I finished my summer mystery in one week while traveling at the end of May. I read While Justice Sleeps, the fictional novel by Stacey Abrams. Yes, THE Stacey Abrams who ran for governor of the State of Georgia. In addition to being intelligent, she is multi-faceted and multi-talented. While pundits invoke her name to rally their election suppression troops, she writes a bestselling fictional novel. Who else can walk, chew gum, influence elections and write a novel at the same time?
It is the nonfictional work The Sum of Us that has captivated me for 4 weeks. One might ask why it is taking me so long to read it. Ms. McGhee uses a storytelling style that makes her book easy to read. She writes as if you are sitting at the kitchen table listening as she prepares dinner. Each chapter is a story within the larger story.

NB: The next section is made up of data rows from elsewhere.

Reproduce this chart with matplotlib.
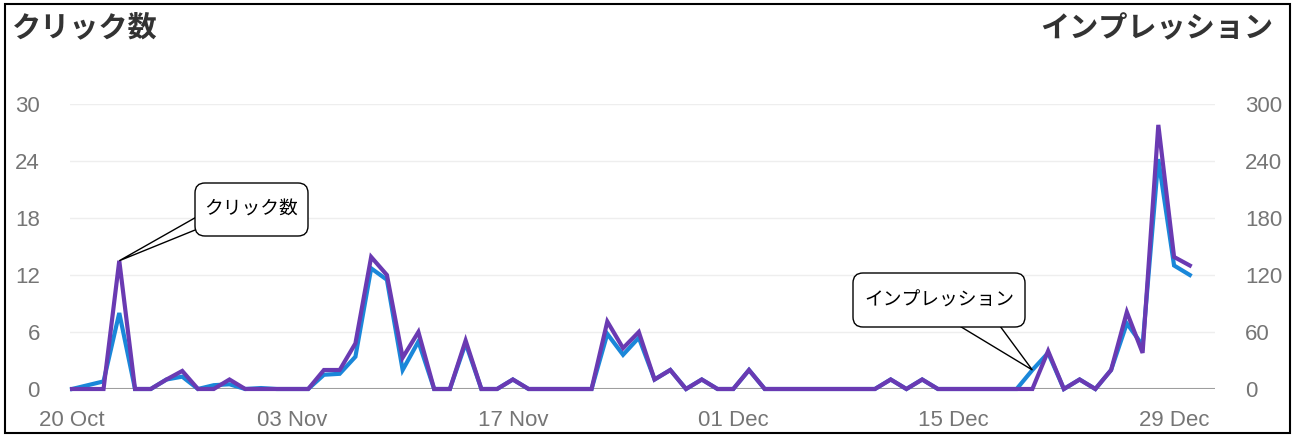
#!/usr/bin/env python
import numpy as np
import matplotlib
matplotlib.use("Agg")
import matplotlib.pyplot as plt
import matplotlib.dates as mdates
from matplotlib.patches import Polygon, FancyBboxPatch, Rectangle
from matplotlib.transforms import IdentityTransform

W, H = 1297, 438

# daily values, 20 Oct .. 30 Dec
dates = np.arange("2023-10-20", "2023-12-31", dtype="datetime64[D]")
clicks = [0, 0.4, 0.8, 8, 0, 0, 1, 1.3, 0, 0.4,
          0.5, 0, 0.1, 0, 0, 0, 1.5, 1.6, 3.4, 12.7,
          11.5, 2, 5, 0, 0, 4.8, 0, 0, 1, 0,
          0, 0, 0, 0, 5.8, 3.6, 5.4, 1, 2, 0,
          1, 0, 0, 2, 0, 0, 0, 0, 0, 0,
          0, 0, 1, 0, 1, 0, 0, 0, 0, 0,
          0, 2, 3.8, 0, 1, 0, 2, 6.9, 4.6, 24.2,
          13, 12]
impressions = [0, 0, 0, 135, 0, 0, 10, 19, 0, 0,
               10, 0, 0, 0, 0, 0, 20, 20, 48, 139,
               120, 33, 60, 0, 0, 51, 0, 0, 10, 0,
               0, 0, 0, 0, 71, 43, 60, 10, 20, 0,
               10, 0, 0, 20, 0, 0, 0, 0, 0, 0,
               0, 0, 10, 0, 10, 0, 0, 0, 0, 0,
               0, 0, 40, 0, 10, 0, 20, 81, 38, 278,
               139, 130]
left_ticks = [0, 6, 12, 18, 24, 30]
right_ticks = [0, 60, 120, 180, 240, 300]

BLUE = "#1a87d9"
PURPLE = "#6a3ab2"
GRAY = "#757575"
CJK = ["Noto Sans CJK JP", "DejaVu Sans"]


def px(x, y):
    # top-left pixel position -> display coords
    return (x, H - y)


def callout(fig, text, box, base, tip):
    x0, y0, x1, y1 = box
    poly = Polygon([px(*base[0]), px(*base[1]), tip], closed=True,
                   fc="white", ec="black", lw=1, transform=IdentityTransform(), zorder=4)
    fig.add_artist(poly)
    bx, by = px(x0, y1)
    patch = FancyBboxPatch((bx, by), x1 - x0, y1 - y0,
                           boxstyle="round,pad=0,rounding_size=10",
                           fc="white", ec="black", lw=1, transform=IdentityTransform(), zorder=5)
    fig.add_artist(patch)
    cx, cy = px((x0 + x1) / 2, (y0 + y1) / 2)
    fig.text(cx / W, cy / H, text, ha="center", va="center", fontsize=13.5,
             family=CJK, color="black", zorder=6)


def main():
    plt.rcParams["font.family"] = ["Liberation Sans", "Noto Sans CJK JP"]
    fig = plt.figure(figsize=(W / 100, H / 100), dpi=100)
    ax = fig.add_axes([70 / W, 1 - 389 / H, (1215 - 70) / W, (389 - 104) / H])
    ax2 = ax.twinx()

    x = mdates.date2num(dates)
    ax.plot(x, clicks, color=BLUE, lw=3, solid_joinstyle="miter", clip_on=False, zorder=3)
    ax2.plot(x, impressions, color=PURPLE, lw=3, solid_joinstyle="miter", clip_on=False, zorder=3)

    ax.set_xlim(x[0] - 0.13, x[0] + 72.6)
    ax.set_ylim(0, 30)
    ax2.set_ylim(0, 300)
    ax.set_yticks(left_ticks)
    ax2.set_yticks(right_ticks)
    ax.set_xticks(x[::14])
    ax.xaxis.set_major_formatter(mdates.DateFormatter("%d %b"))

    for a in (ax, ax2):
        for s in a.spines.values():
            s.set_visible(False)
        a.tick_params(length=0, labelsize=16, colors=GRAY)
    ax.tick_params(axis="y", pad=21.6)
    ax2.tick_params(axis="y", pad=21.6)
    ax.tick_params(axis="x", pad=15)

    ax.grid(axis="y", color="#eeeeee", lw=1)
    ax.set_axisbelow(True)
    ax.axhline(0, color="#9e9e9e", lw=1.5, zorder=2)

    fig.text(12 / W, 1 - 27 / H, "クリック数", fontsize=21, fontweight="bold",
             family=CJK, color="#333333", ha="left", va="center")
    fig.text(1273 / W, 1 - 28 / H, "インプレッション", fontsize=21, fontweight="bold",
             family=CJK, color="#333333", ha="right", va="center")

    fig.canvas.draw()
    tip1 = ax2.transData.transform((x[3], impressions[3]))
    callout(fig, "クリック数", (195, 183, 308, 236), [(200, 215), (200, 228)], tip1)
    tip2 = ax.transData.transform((x[61], clicks[61]))
    callout(fig, "インプレッション", (853, 273, 1025, 327), [(953, 322), (997, 322)], tip2)

    fig.add_artist(Rectangle((5 / W, 5 / H), (1290 - 5) / W, (433 - 4) / H,
                             fill=False, ec="black", lw=1.5, transform=fig.transFigure))

    plt.savefig("out.png", dpi=100)


if __name__ == "__main__":
    main()
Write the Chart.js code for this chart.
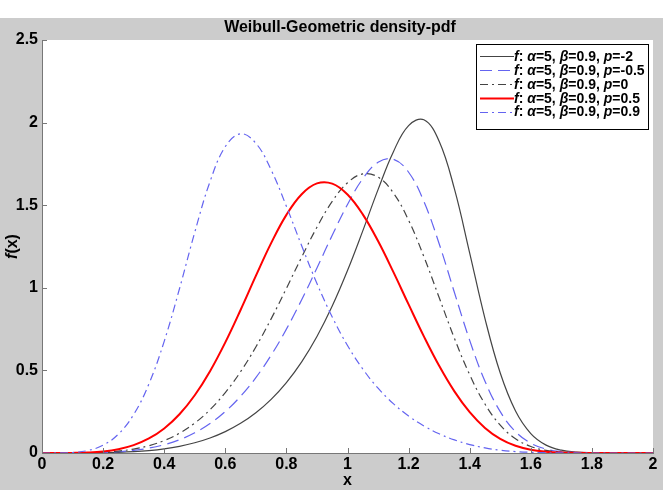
<!DOCTYPE html>
<html>
<head>
<meta charset="utf-8">
<script src="https://cdn.jsdelivr.net/npm/chart.js@4.4.0/dist/chart.umd.min.js"></script>
<style>
  html, body { margin: 0; padding: 0; background: #fff; }
</style>
</head>
<body>
<canvas id="myChart" width="663" height="490"></canvas>
<script>
// x grid of the curves, every 0.05
const xValues = [0, 0.05, 0.1, 0.15, 0.2, 0.25, 0.3, 0.35, 0.4, 0.45, 0.5, 0.55, 0.6, 0.65, 0.7, 0.75, 0.8, 0.85, 0.9, 0.95,
    1, 1.05, 1.1, 1.15, 1.2, 1.25, 1.3, 1.35, 1.4, 1.45, 1.5, 1.55, 1.6, 1.65, 1.7, 1.75, 1.8, 1.85, 1.9, 1.95, 2];

const xTicks = [0, 0.2, 0.4, 0.6, 0.8, 1, 1.2, 1.4, 1.6, 1.8, 2];
const yTicks = [0, 0.5, 1, 1.5, 2, 2.5];

// f(x) for each p (alpha=5, beta=0.9)
const pNeg2 = [0, 0, 0.0001, 0.0005, 0.0016, 0.0038, 0.008, 0.0148, 0.0252, 0.0405, 0.0619, 0.0909, 0.1295, 0.1795, 0.2437, 0.3248, 0.4263, 0.5519, 0.7053, 0.8893,
    1.1043, 1.3445, 1.5944, 1.8227, 1.982, 2.0169, 1.8874, 1.5984, 1.2104, 0.8137, 0.4841, 0.2544, 0.1178, 0.0478, 0.0169, 0.0051, 0.0013, 0.0003, 0, 0, 0];
const pNeg05 = [0, 0, 0.0002, 0.001, 0.0032, 0.0077, 0.0159, 0.0295, 0.0503, 0.0804, 0.1223, 0.1783, 0.2511, 0.3431, 0.4562, 0.5918, 0.7497, 0.9277, 1.1203, 1.3177,
    1.5046, 1.6603, 1.7596, 1.7784, 1.6994, 1.5222, 1.2668, 0.9716, 0.6817, 0.4347, 0.2503, 0.1292, 0.0593, 0.024, 0.0085, 0.0026, 0.0007, 0.0001, 0, 0, 0];
const pZero = [0, 0, 0.0003, 0.0015, 0.0047, 0.0115, 0.0239, 0.0442, 0.0751, 0.1198, 0.1812, 0.2623, 0.3655, 0.4921, 0.6419, 0.812, 0.9966, 1.1859, 1.3669, 1.5229,
    1.6358, 1.6891, 1.6701, 1.5747, 1.4086, 1.1891, 0.9414, 0.6944, 0.4737, 0.2964, 0.1687, 0.0865, 0.0396, 0.016, 0.0056, 0.0017, 0.0004, 0.0001, 0, 0, 0];
const pHalf = [0, 0, 0.0006, 0.003, 0.0094, 0.023, 0.0476, 0.0878, 0.1485, 0.2344, 0.3494, 0.4951, 0.6695, 0.8658, 1.0718, 1.2702, 1.4414, 1.5664, 1.6318, 1.6305,
    1.5648, 1.4444, 1.2828, 1.0961, 0.8993, 0.7062, 0.528, 0.3732, 0.247, 0.1516, 0.0853, 0.0435, 0.0198, 0.008, 0.0028, 0.0009, 0.0002, 0, 0, 0, 0];
const p09 = [0, 0.0002, 0.003, 0.0149, 0.0471, 0.1141, 0.2328, 0.4181, 0.6759, 0.9942, 1.3358, 1.6427, 1.8543, 1.9321, 1.875, 1.7138, 1.4933, 1.2545, 1.0264, 0.8234,
    0.6508, 0.5084, 0.3925, 0.2991, 0.224, 0.164, 0.1164, 0.0792, 0.0511, 0.0309, 0.0172, 0.0087, 0.004, 0.0016, 0.0006, 0.0002, 0, 0, 0, 0, 0];

const pLabels = ["-2", "-0.5", "0", "0.5", "0.9"];

const FONT = '"Liberation Sans", Arial, sans-serif';
const blue = "rgb(100,100,240)";

const styles = [
    {color: "#444444", width: 1.2, dash: []},
    {color: blue, width: 1.2, dash: [12, 6]},
    {color: "#444444", width: 1.2, dash: [8, 4, 2, 4]},
    {color: "#ff0000", width: 2, dash: []},
    {color: blue, width: 1.2, dash: [8, 4, 2, 4]}
];

const series = [pNeg2, pNeg05, pZero, pHalf, p09];

const datasets = series.map((ys, i) => ({
    label: "p=" + pLabels[i],
    data: xValues.map((x, j) => ({x: x, y: ys[j]})),
    borderColor: styles[i].color,
    borderWidth: styles[i].width,
    borderDash: styles[i].dash,
    pointRadius: 0,
    fill: false,
    tension: 0.4,
    order: 5 - i          // later curves on top, like matlab
}));

// writes a line of text where some pieces are italic
const drawRich = (ctx, parts, x, y, size) => {
    parts.forEach(([txt, italic]) => {
        ctx.font = (italic ? "italic " : "") + "bold " + size + "px " + FONT;
        ctx.fillText(txt, x, y);
        x += ctx.measureText(txt).width;
    });
    return x;
};

const matlabLook = {
    id: "matlabLook",
    beforeDraw(chart) {
        const {ctx, chartArea: a, width, height} = chart;
        ctx.save();
        ctx.fillStyle = "#ffffff";
        ctx.fillRect(0, 0, width, height);
        ctx.fillStyle = "#cccccc";
        ctx.fillRect(0, 18, width, height - 18);
        ctx.fillStyle = "#ffffff";
        ctx.fillRect(a.left, a.top, a.right - a.left, a.bottom - a.top);
        ctx.restore();
    },
    afterDatasetsDraw(chart) {
        const {ctx, chartArea: a, scales} = chart;
        ctx.save();
        // inward ticks
        ctx.strokeStyle = "#777777";
        ctx.lineWidth = 1;
        ctx.beginPath();
        xTicks.forEach(v => {
            const px = Math.round(scales.x.getPixelForValue(v)) + 0.5;
            ctx.moveTo(px, a.bottom);
            ctx.lineTo(px, a.bottom - 5);
        });
        yTicks.forEach(v => {
            const py = Math.round(scales.y.getPixelForValue(v)) + 0.5;
            ctx.moveTo(a.left, py);
            ctx.lineTo(a.left + 5, py);
        });
        ctx.stroke();

        // legend box
        const bx = a.right - 177, by = a.top + 4, bw = 172, bh = 85;
        ctx.fillStyle = "#ffffff";
        ctx.fillRect(bx, by, bw, bh);
        ctx.strokeStyle = "#000000";
        ctx.strokeRect(bx + 0.5, by + 0.5, bw, bh);
        ctx.textBaseline = "middle";
        ctx.fillStyle = "#000000";
        pLabels.forEach((p, i) => {
            const ry = by + 12 + i * 13.9;
            ctx.save();
            ctx.strokeStyle = styles[i].color;
            ctx.lineWidth = styles[i].width;
            ctx.setLineDash(styles[i].dash);
            ctx.beginPath();
            ctx.moveTo(bx + 4, Math.round(ry) + 0.5);
            ctx.lineTo(bx + 38, Math.round(ry) + 0.5);
            ctx.stroke();
            ctx.restore();
            drawRich(ctx, [["f", true], [": ", false], ["\u03B1", true], ["=5, ", false],
                ["\u03B2", true], ["=0.9, ", false], ["p", true], ["=" + p, false]], bx + 38, ry + 1, 14);
        });
        ctx.restore();
    },
    afterDraw(chart) {
        const {ctx, chartArea: a} = chart;
        ctx.save();
        ctx.fillStyle = "#000000";
        ctx.textAlign = "center";
        ctx.textBaseline = "middle";
        ctx.font = "bold 16px " + FONT;
        ctx.fillText("Weibull-Geometric density-pdf", 340, 28);
        ctx.fillText("x", (a.left + a.right) / 2, 481);

        // f(x) rotated
        ctx.translate(13, (a.top + a.bottom) / 2);
        ctx.rotate(-Math.PI / 2);
        ctx.textAlign = "left";
        ctx.font = "bold 16px " + FONT;
        const w1 = ctx.measureText("(x)").width;
        ctx.font = "italic bold 16px " + FONT;
        const w0 = ctx.measureText("f").width;
        drawRich(ctx, [["f", true], ["(x)", false]], -(w0 + w1) / 2, 0, 16);
        ctx.restore();
    }
};

const tickFont = {family: FONT, size: 16, weight: "bold"};

const ctx = document.getElementById("myChart").getContext("2d");
const myChart = new Chart(ctx, {
    type: "line",
    data: {datasets: datasets},
    options: {
        responsive: false,
        animation: false,
        layout: {padding: {top: 40, right: 10, left: 0, bottom: 0}},
        plugins: {
            legend: {display: false},
            title: {display: false},
            tooltip: {enabled: false}
        },
        scales: {
            x: {
                type: "linear",
                min: 0,
                max: 2,
                afterFit: (scale) => { scale.height = 37; },
                afterBuildTicks: (scale) => { scale.ticks = xTicks.map(v => ({value: v})); },
                ticks: {font: tickFont, color: "#000", padding: 2, maxRotation: 0, autoSkip: false,
                    callback: (v) => String(v)},
                grid: {drawOnChartArea: false, drawTicks: false},
                border: {color: "#777777", width: 1}
            },
            y: {
                type: "linear",
                min: 0,
                max: 2.5,
                afterFit: (scale) => { scale.width = 42; },
                afterBuildTicks: (scale) => { scale.ticks = yTicks.map(v => ({value: v})); },
                ticks: {font: tickFont, color: "#000", padding: 4, autoSkip: false,
                    callback: (v) => String(v)},
                grid: {drawOnChartArea: false, drawTicks: false},
                border: {color: "#777777", width: 1}
            }
        }
    },
    plugins: [matlabLook]
});
</script>
</body>
</html>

Additionally, she includes conversations she had with real people. Also, complex financial systems are broken down into bite-sized pieces that make sense to common people, like me.
However, the history of the Zero-Sum paradigm, which is woven into the foundation of the United States, is painful. I stop reading because it hurts. I put the book down to process what I have read and to deal with the pain I feel.
If you are Black or a person of color in America, you have in some way experienced the negative effects of the zero-sum paradigm. McGhee discussed the study of Michael Norton and Samuel Sommers, two researchers from Boston.
The title of their study is “Whites See Racism as a Zero-Sum Game That They Are Now Losing.”
Norton and Sommers began researching white attitudes during President Barak Obama’s first administration. At that time the Tea Party, which was primarily white, fueled a backlash against the Obama administration’s policy agenda. White Americans felt they were being left behind although they maintained dominance in every aspect of life in the United States.
The following passage from Chapter 1 of The Sum of Us provides insight into the study results:
“It turns out that the average white person views racism as a zero-sum game,” added Sommers. “If things are getting better for Black people, it must be at the expense of white people.”
As to why white Americans who have 13 times the median household wealth of Black Americans, feel threatened by diminished discrimination against Black people, neither Sommers nor Norton had an answer that was satisfying to any of us.
“There’s not really an explanation,” said Professor Sommers.
White conservative media perpetuates the false narrative that white people lose when Black people or people of color do better.
The Sum of Us also raises other interesting and unexplainable actions. For example, McGhee dedicates an entire chapter to pool closings. In the second chapter entitled “Racism Drained the Pools,” McGhee provides a history of public works in the United States. She also makes the case that when public pools, which were funded by public tax money, were forced to integrate, elected officials and white patrons preferred to close the pools rather than share them with tax paying people of color.
“The council decided to drain the pool rather than share it with their Black neighbors. Of course, the decision meant that white families lost a public resource as well.”
Fast forward to today. I understand why many Black people my parents’ age grew to fear water. They only had access to rivers or lakes which posed greater danger than a monitored public swimming pool. My brother-in-law recently shared a story of losing a close friend who drowned in a river at a young age. “He wanted me to go swimming with him, but mama would not let me go.”
The Sum of Us: What Racism Costs Everyone and How We Can Prosper Together should be required reading for professional social workers. It provides historical context to the stories of so many people in this country. It also offers a reasonable, rational argument for understanding the prevailing undercurrent of racism and classism that hurts people of color and whites alike.